__PROBLEM TO SOLVE__: Quote the listing in full, exactly as given, minus any pictures.
* Start *
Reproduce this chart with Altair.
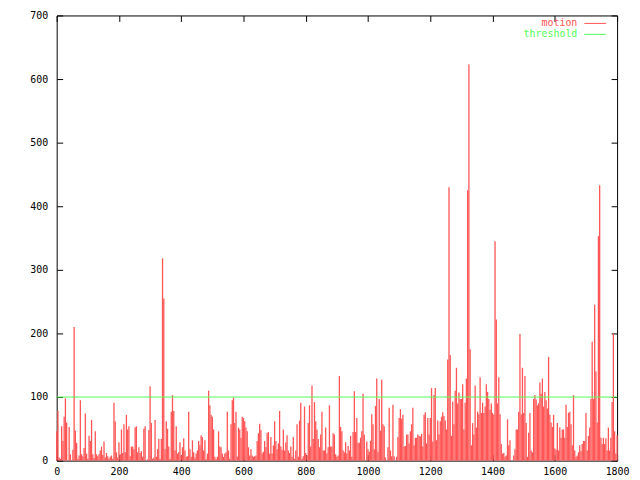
import altair as alt
import pandas as pd

# motion values, one sample every 4 frames (frame 0 .. 1800)
seg1 = [46,78,5,3,54,31,69,98,60,0,53,10,0,17,210,47,28,3,8,95,10,7,20,74,11,3,39,31,64,10,
        4,46,10,7,10,16,22,9,30,5,12,7,3,6,8,3,91,62,13,5,29,10,49,12,57,13,72,49,54,7,
        22,22,18,52,54,13,21,12,15,6,50,54,0,2,48,117,59,3,5]
seg2 = [64,6,18,34,3,34,318,255,18,62,50,22,3,77,103,78,16,54,11,13,29,8,21,35,16,6,7,77,18,6,
        32,13,5,11,16,31,24,40,37,16,32,2,11,110,87,72,69,49,6,2,6,46,22,21,11,6,11,13,77,16,
        3,57,95,99,59,77,6,52,49,36,69,67,62,52,46,21,8,18,8,6]
seg3 = [7,8,31,43,58,48,11,14,31,21,43,45,11,37,11,24,62,31,18,27,78,22,17,49,16,29,40,16,12,22,
        6,37,3,16,57,6,63,91,3,7,85,12,8,59,87,22,118,34,92,62,49,34,21,41,77,16,16,52,11,21,
        87,22,22,43,41,10,6,8,133,53,46,16,13,29,11,23,16,39,6]
seg4 = [45,109,45,67,28,28,36,46,105,41,0,30,18,14,31,73,57,18,86,129,14,97,47,127,57,54,5,0,21,83,
        16,7,88,7,0,6,37,67,81,66,72,22,23,41,41,27,46,57,83,24,36,36,41,39,38,42,22,72,76,27,
        67,41,67,114,30,103,114,32,63,41,62,69,76,70,63,49,159,430,166,39]
seg5 = [93,57,110,146,90,107,97,97,120,49,91,129,425,623,175,24,59,41,118,52,77,73,131,75,91,75,85,120,108,97,
        80,90,75,72,345,222,90,131,73,26,11,12,6,8,65,24,32,0,0,8,18,49,49,77,199,73,146,75,133,59,
        6,44,75,16,13,97,103,96,87,90,123,105,129,85,108,95,82,163,72,60]
seg6 = [53,72,19,17,59,16,52,36,49,49,36,88,53,75,77,57,24,103,16,6,8,13,24,15,26,31,31,75,16,39,
        52,97,187,97,245,140,60,353,433,36,26,36,26,35,16,52,16,36,92,200,46,11,40]
motion = seg1 + seg2 + seg3 + seg4 + seg5 + seg6
step = 4
frames = [i * step for i in range(len(motion))]
threshold = [100]

x_ticks = [0, 200, 400, 600, 800, 1000, 1200, 1400, 1600, 1800]
y_ticks = [0, 100, 200, 300, 400, 500, 600, 700]

legend_labels = ["motion", "threshold"]
legend_colors = ["#ff5555", "#55ff55"]

FONT = "DejaVu Sans Mono"
FS = 10
df = pd.DataFrame({"frame": frames, "motion": motion})
thr = pd.DataFrame({"threshold": threshold})

xs = alt.Scale(domain=[0, 1800], nice=False, zero=False)
ys = alt.Scale(domain=[0, 700], nice=False, zero=False)

common = dict(offset=-6, tickSize=6, domain=False, grid=False, title=None, format="d",
              tickColor="black", labelColor="black", labelFont=FONT, labelFontSize=FS,
              labelFlush=False, labelOverlap=False)

bottom = alt.Axis(orient="bottom", values=x_ticks, labelPadding=6, **common)
top = alt.Axis(orient="top", values=x_ticks, labels=False, **common)
left = alt.Axis(orient="left", values=y_ticks, labelPadding=9, **common)
right = alt.Axis(orient="right", values=y_ticks, labels=False, **common)

impulses = alt.Chart(df).mark_rule(color=legend_colors[0], strokeWidth=1.3).encode(
    x=alt.X("frame:Q", scale=xs, axis=bottom),
    y=alt.Y("motion:Q", scale=ys, axis=left),
    y2=alt.datum(0),
)
axes2 = alt.Chart(df).mark_point(opacity=0, size=1).encode(
    x=alt.X("frame:Q", scale=xs, axis=top),
    y=alt.Y("motion:Q", scale=ys, axis=right),
)
thr_line = alt.Chart(thr).mark_rule(color=legend_colors[1], strokeWidth=1).encode(
    y=alt.Y("threshold:Q", scale=ys, axis=None),
)

legend_layers = []
for i, (lab, col) in enumerate(zip(legend_labels, legend_colors)):
    ldf = pd.DataFrame({"label": [lab]})
    legend_layers.append(
        alt.Chart(ldf).mark_text(align="right", baseline="middle", font=FONT, fontSize=FS, color=col)
        .encode(text="label:N", x=alt.value(524), y=alt.value(8 + 11 * i))
    )
    legend_layers.append(
        alt.Chart(ldf).mark_rule(color=col, strokeWidth=1)
        .encode(x=alt.value(531), x2=alt.value(553), y=alt.value(8 + 11 * i))
    )

chart = alt.layer(impulses, axes2, thr_line, *legend_layers).resolve_axis(
    x="independent", y="independent"
).properties(
    width=564, height=448,
    padding={"left": 49, "top": 6, "right": 15, "bottom": 18},
    autosize=alt.AutoSizeParams(type="none"),
    background="white",
).configure_view(stroke="black", strokeWidth=1)

chart.save("out.html", embed_options={"renderer": "svg", "actions": False})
* End *
__FINISHED EXERCISE__:
Reproduce this chart with Altair.
import altair as alt
import pandas as pd

# motion values, one sample every 4 frames (frame 0 .. 1800)
seg1 = [46,78,5,3,54,31,69,98,60,0,53,10,0,17,210,47,28,3,8,95,10,7,20,74,11,3,39,31,64,10,
        4,46,10,7,10,16,22,9,30,5,12,7,3,6,8,3,91,62,13,5,29,10,49,12,57,13,72,49,54,7,
        22,22,18,52,54,13,21,12,15,6,50,54,0,2,48,117,59,3,5]
seg2 = [64,6,18,34,3,34,318,255,18,62,50,22,3,77,103,78,16,54,11,13,29,8,21,35,16,6,7,77,18,6,
        32,13,5,11,16,31,24,40,37,16,32,2,11,110,87,72,69,49,6,2,6,46,22,21,11,6,11,13,77,16,
        3,57,95,99,59,77,6,52,49,36,69,67,62,52,46,21,8,18,8,6]
seg3 = [7,8,31,43,58,48,11,14,31,21,43,45,11,37,11,24,62,31,18,27,78,22,17,49,16,29,40,16,12,22,
        6,37,3,16,57,6,63,91,3,7,85,12,8,59,87,22,118,34,92,62,49,34,21,41,77,16,16,52,11,21,
        87,22,22,43,41,10,6,8,133,53,46,16,13,29,11,23,16,39,6]
seg4 = [45,109,45,67,28,28,36,46,105,41,0,30,18,14,31,73,57,18,86,129,14,97,47,127,57,54,5,0,21,83,
        16,7,88,7,0,6,37,67,81,66,72,22,23,41,41,27,46,57,83,24,36,36,41,39,38,42,22,72,76,27,
        67,41,67,114,30,103,114,32,63,41,62,69,76,70,63,49,159,430,166,39]
seg5 = [93,57,110,146,90,107,97,97,120,49,91,129,425,623,175,24,59,41,118,52,77,73,131,75,91,75,85,120,108,97,
        80,90,75,72,345,222,90,131,73,26,11,12,6,8,65,24,32,0,0,8,18,49,49,77,199,73,146,75,133,59,
        6,44,75,16,13,97,103,96,87,90,123,105,129,85,108,95,82,163,72,60]
seg6 = [53,72,19,17,59,16,52,36,49,49,36,88,53,75,77,57,24,103,16,6,8,13,24,15,26,31,31,75,16,39,
        52,97,187,97,245,140,60,353,433,36,26,36,26,35,16,52,16,36,92,200,46,11,40]
motion = seg1 + seg2 + seg3 + seg4 + seg5 + seg6
step = 4
frames = [i * step for i in range(len(motion))]
threshold = [100]

x_ticks = [0, 200, 400, 600, 800, 1000, 1200, 1400, 1600, 1800]
y_ticks = [0, 100, 200, 300, 400, 500, 600, 700]

legend_labels = ["motion", "threshold"]
legend_colors = ["#ff5555", "#55ff55"]

FONT = "DejaVu Sans Mono"
FS = 10
df = pd.DataFrame({"frame": frames, "motion": motion})
thr = pd.DataFrame({"threshold": threshold})

xs = alt.Scale(domain=[0, 1800], nice=False, zero=False)
ys = alt.Scale(domain=[0, 700], nice=False, zero=False)

common = dict(offset=-6, tickSize=6, domain=False, grid=False, title=None, format="d",
              tickColor="black", labelColor="black", labelFont=FONT, labelFontSize=FS,
              labelFlush=False, labelOverlap=False)

bottom = alt.Axis(orient="bottom", values=x_ticks, labelPadding=6, **common)
top = alt.Axis(orient="top", values=x_ticks, labels=False, **common)
left = alt.Axis(orient="left", values=y_ticks, labelPadding=9, **common)
right = alt.Axis(orient="right", values=y_ticks, labels=False, **common)

impulses = alt.Chart(df).mark_rule(color=legend_colors[0], strokeWidth=1.3).encode(
    x=alt.X("frame:Q", scale=xs, axis=bottom),
    y=alt.Y("motion:Q", scale=ys, axis=left),
    y2=alt.datum(0),
)
axes2 = alt.Chart(df).mark_point(opacity=0, size=1).encode(
    x=alt.X("frame:Q", scale=xs, axis=top),
    y=alt.Y("motion:Q", scale=ys, axis=right),
)
thr_line = alt.Chart(thr).mark_rule(color=legend_colors[1], strokeWidth=1).encode(
    y=alt.Y("threshold:Q", scale=ys, axis=None),
)

legend_layers = []
for i, (lab, col) in enumerate(zip(legend_labels, legend_colors)):
    ldf = pd.DataFrame({"label": [lab]})
    legend_layers.append(
        alt.Chart(ldf).mark_text(align="right", baseline="middle", font=FONT, fontSize=FS, color=col)
        .encode(text="label:N", x=alt.value(524), y=alt.value(8 + 11 * i))
    )
    legend_layers.append(
        alt.Chart(ldf).mark_rule(color=col, strokeWidth=1)
        .encode(x=alt.value(531), x2=alt.value(553), y=alt.value(8 + 11 * i))
    )

chart = alt.layer(impulses, axes2, thr_line, *legend_layers).resolve_axis(
    x="independent", y="independent"
).properties(
    width=564, height=448,
    padding={"left": 49, "top": 6, "right": 15, "bottom": 18},
    autosize=alt.AutoSizeParams(type="none"),
    background="white",
).configure_view(stroke="black", strokeWidth=1)

chart.save("out.html", embed_options={"renderer": "svg", "actions": False})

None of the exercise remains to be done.